------ DATA PROVIDED

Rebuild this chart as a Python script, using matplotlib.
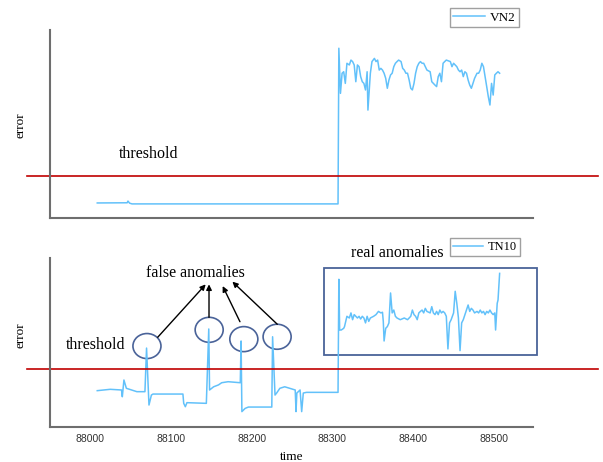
import matplotlib
matplotlib.use('Agg')
import matplotlib.pyplot as plt
from matplotlib.patches import Ellipse, Rectangle

# reconstruction errors (error in arbitrary units, 0-100 axis)
vn2_time = [88009, 88046, 88047, 88049, 88052, 88307,
            88308, 88310, 88312, 88314, 88316, 88318, 88321, 88323, 88325, 88327,
            88329, 88331, 88333, 88335, 88337, 88339, 88341, 88343, 88344, 88347,
            88349, 88352, 88354, 88356, 88358, 88360, 88362, 88364, 88366, 88368,
            88370, 88372, 88374, 88376, 88378, 88380, 88382, 88385, 88387, 88389,
            88391, 88393, 88395, 88397, 88399, 88401, 88403, 88405, 88407, 88409,
            88411, 88413, 88417, 88421, 88423, 88425, 88427, 88429, 88431, 88433,
            88435, 88437, 88439, 88441, 88446, 88448, 88450, 88454, 88456, 88458,
            88460, 88462, 88464, 88466, 88468, 88470, 88472, 88474, 88476, 88479,
            88481, 88483, 88485, 88487, 88489, 88491, 88493, 88495, 88497, 88499,
            88501, 88503, 88505, 88507]
vn2_error = [8.0, 8.1, 9.0, 7.9, 7.5, 7.5,
             90.3, 66.3, 77.0, 77.8, 71.6, 82.3, 81.4, 84.0, 83.2, 81.4,
             72.5, 81.4, 80.5, 75.2, 72.5, 71.6, 68.1, 77.8, 57.4, 77.0,
             83.2, 84.9, 83.2, 84.0, 78.7, 79.6, 78.7, 77.0, 74.3, 69.0,
             73.4, 76.1, 77.0, 80.5, 82.3, 83.2, 84.0, 83.2, 79.6, 78.7,
             77.0, 77.0, 73.4, 69.0, 68.1, 71.6, 77.0, 80.5, 82.3, 83.2,
             82.3, 82.3, 78.7, 77.8, 72.5, 71.6, 70.7, 69.9, 75.2, 77.0,
             72.5, 82.3, 83.2, 84.0, 83.2, 80.5, 82.3, 80.5, 78.7, 77.8,
             78.7, 75.2, 77.8, 77.0, 73.4, 70.7, 69.0, 71.6, 74.3, 77.0,
             77.0, 78.7, 82.3, 80.5, 75.2, 69.9, 64.5, 60.1, 71.6, 65.4,
             76.1, 77.0, 77.8, 77.0]

tn10_time = [88009, 88025, 88039, 88040, 88042, 88045, 88058, 88068, 88070, 88073,
             88076, 88078, 88115, 88116, 88118, 88120, 88144, 88147, 88148, 88153,
             88159, 88163, 88171, 88186, 88187, 88188, 88192, 88196, 88225, 88226,
             88229, 88231, 88235, 88241, 88254, 88255, 88256, 88260, 88262, 88264,
             88268, 88307,
             88308, 88309, 88311, 88314, 88315, 88318, 88321, 88323, 88325, 88327,
             88329, 88331, 88333, 88335, 88337, 88339, 88341, 88343, 88345, 88347,
             88351, 88354, 88357, 88360, 88362, 88363, 88364, 88366, 88368, 88370,
             88372, 88374, 88376, 88378, 88380, 88384, 88389, 88393, 88397, 88399,
             88401, 88403, 88405, 88407, 88409, 88411, 88413, 88415, 88417, 88421,
             88423, 88425, 88427, 88429, 88431, 88433, 88435, 88437, 88439, 88441,
             88443, 88445, 88447, 88450, 88452, 88454, 88456, 88458, 88460, 88462,
             88466, 88468, 88470, 88472, 88474, 88476, 88479, 88481, 88483, 88485,
             88487, 88489, 88491, 88493, 88495, 88497, 88499, 88501, 88502, 88504,
             88505, 88507]
tn10_error = [21.5, 22.3, 21.9, 17.9, 27.8, 22.9, 20.9, 20.9, 46.7, 13.0,
              18.9, 19.5, 19.5, 14.0, 12.0, 14.4, 14.0, 58.0, 21.9, 23.8,
              24.9, 26.2, 26.8, 26.2, 50.9, 9.1, 11.0, 11.8, 11.8, 53.4,
              18.9, 20.1, 22.9, 23.8, 21.9, 9.1, 20.1, 21.9, 9.1, 20.1,
              20.5, 20.5,
              87.4, 57.4, 57.4, 58.4, 59.4, 65.5, 64.5, 67.5, 63.5, 66.5,
              65.5, 64.5, 65.5, 63.9, 65.5, 64.5, 61.6, 65.5, 62.5, 64.5,
              65.5, 66.5, 68.4, 67.5, 67.9, 62.5, 50.9, 58.4, 59.4, 61.6,
              79.3, 67.5, 69.2, 65.5, 64.5, 63.5, 64.5, 63.5, 65.5, 69.2,
              66.5, 65.5, 63.5, 67.5, 68.4, 69.2, 67.5, 70.2, 68.4, 67.5,
              71.2, 67.5, 66.5, 68.4, 66.5, 69.2, 67.5, 68.4, 67.5, 65.5,
              46.2, 61.6, 63.5, 67.5, 80.3, 73.2, 64.5, 45.2, 61.6, 63.5,
              69.2, 72.2, 68.4, 70.2, 69.2, 67.5, 68.4, 67.5, 69.2, 67.5,
              68.4, 66.5, 68.4, 67.5, 69.2, 67.5, 66.5, 67.5, 57.4, 73.2,
              75.1, 90.9]

vn2_threshold = 22.3
tn10_threshold = 34.3

# circled false anomalies (time, error) and where their arrows start/end
false_centers = [(88070.5, 47.9), (88147.5, 57.5), (88190.4, 52.0), (88231.6, 53.4)]
arrow_starts = [(88083.8, 53.1), (88147.3, 64.9), (88185.6, 62.3), (88231.8, 60.8)]
arrow_ends = [(88143.2, 84.4), (88147.3, 84.4), (88164.2, 83.4), (88176.2, 86.0)]
real_box = (88290, 42.6, 88553, 94.1)

x_ticks = [88000, 88100, 88200, 88300, 88400, 88500]

line_color = '#62c1fa'
red = '#c00000'
spine_color = '#6e6e6e'
mark_color = '#4a6399'
serif = 'Liberation Serif'

fig = plt.figure(figsize=(6.03, 4.62), dpi=100)
W, H = 603, 462


def make_ax(top, bottom):
    ax = fig.add_axes([50 / W, (H - bottom) / H, 483 / W, (bottom - top) / H])
    for side in ('top', 'right'):
        ax.spines[side].set_visible(False)
    for side in ('left', 'bottom'):
        ax.spines[side].set_color(spine_color)
        ax.spines[side].set_linewidth(1.5)
    ax.set_xlim(87950.5, 88548.3)
    ax.set_ylim(0, 100)
    ax.set_yticks([])
    return ax


ax1 = make_ax(30, 218)
ax1.set_xticks([])
ax1.plot(vn2_time, vn2_error, color=line_color, lw=1.1, label='VN2')
ax1.axhline(vn2_threshold, xmin=-0.047, xmax=1.135, color=red, lw=1.2, clip_on=False)
ax1.text(88072, 34.0, 'threshold', family=serif, fontsize=11.5, ha='center', va='center')
leg1 = ax1.legend(loc='upper left', bbox_to_anchor=(450 / W, 1 - 8 / H),
                  bbox_transform=fig.transFigure, borderaxespad=0, fancybox=False,
                  prop={'family': serif, 'size': 9.5}, handlelength=2.4,
                  handletextpad=0.4, borderpad=0.25)
leg1.get_frame().set_edgecolor('#888888')

ax2 = make_ax(258, 427)
ax2.plot(tn10_time, tn10_error, color=line_color, lw=1.1, label='TN10')
ax2.axhline(tn10_threshold, xmin=-0.047, xmax=1.135, color=red, lw=1.2, clip_on=False)
ax2.set_xticks(x_ticks)
ax2.set_xticklabels([str(t) for t in x_ticks], family='Liberation Sans', fontsize=7.5,
                    color='#333333')
ax2.tick_params(axis='x', length=0, pad=5)
ax2.text(88007, 48.5, 'threshold', family=serif, fontsize=11.5, ha='center', va='center')
ax2.text(88130, 90.9, 'false anomalies', family=serif, fontsize=11.5, ha='center', va='center')
ax2.text(88380, 103, 'real anomalies', family=serif, fontsize=11.5, ha='center', va='center')

for cx, cy in false_centers:
    ax2.add_patch(Ellipse((cx, cy), 34.7, 14.8, fill=False, edgecolor=mark_color, lw=1.2))
for (x0, y0), (x1, y1) in zip(arrow_starts, arrow_ends):
    ax2.annotate('', xy=(x1, y1), xytext=(x0, y0),
                 arrowprops=dict(arrowstyle='-|>', color='black', lw=1.0,
                                 mutation_scale=8, shrinkA=0, shrinkB=0))
bx0, by0, bx1, by1 = real_box
ax2.add_patch(Rectangle((bx0, by0), bx1 - bx0, by1 - by0, fill=False,
                        edgecolor=mark_color, lw=1.3, clip_on=False))
leg2 = ax2.legend(loc='upper left', bbox_to_anchor=(450 / W, 1 - 238 / H),
                  bbox_transform=fig.transFigure, borderaxespad=0, fancybox=False,
                  prop={'family': serif, 'size': 9}, handlelength=2.4,
                  handletextpad=0.4, borderpad=0.25)
leg2.get_frame().set_edgecolor('#888888')

fig.text(20 / W, 1 - 125 / H, 'error', family=serif, fontsize=9.5, rotation=90,
         ha='center', va='center')
fig.text(20 / W, 1 - 335 / H, 'error', family=serif, fontsize=9.5, rotation=90,
         ha='center', va='center')
fig.text(292 / W, 1 - 457 / H, 'time', family=serif, fontsize=9.5, ha='center', va='center')

fig.savefig('out.png', dpi=100)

------------

* [WHAT IS EXPECTED] Starting at the top of the listing above, reproduce each line up to and including the one with "from matplotlib.patches import"; omit the pictures.

* [RESPONSE TO THIS TASK]
Rebuild this chart as a Python script, using matplotlib.
import matplotlib
matplotlib.use('Agg')
import matplotlib.pyplot as plt
from matplotlib.patches import Ellipse, Rectangle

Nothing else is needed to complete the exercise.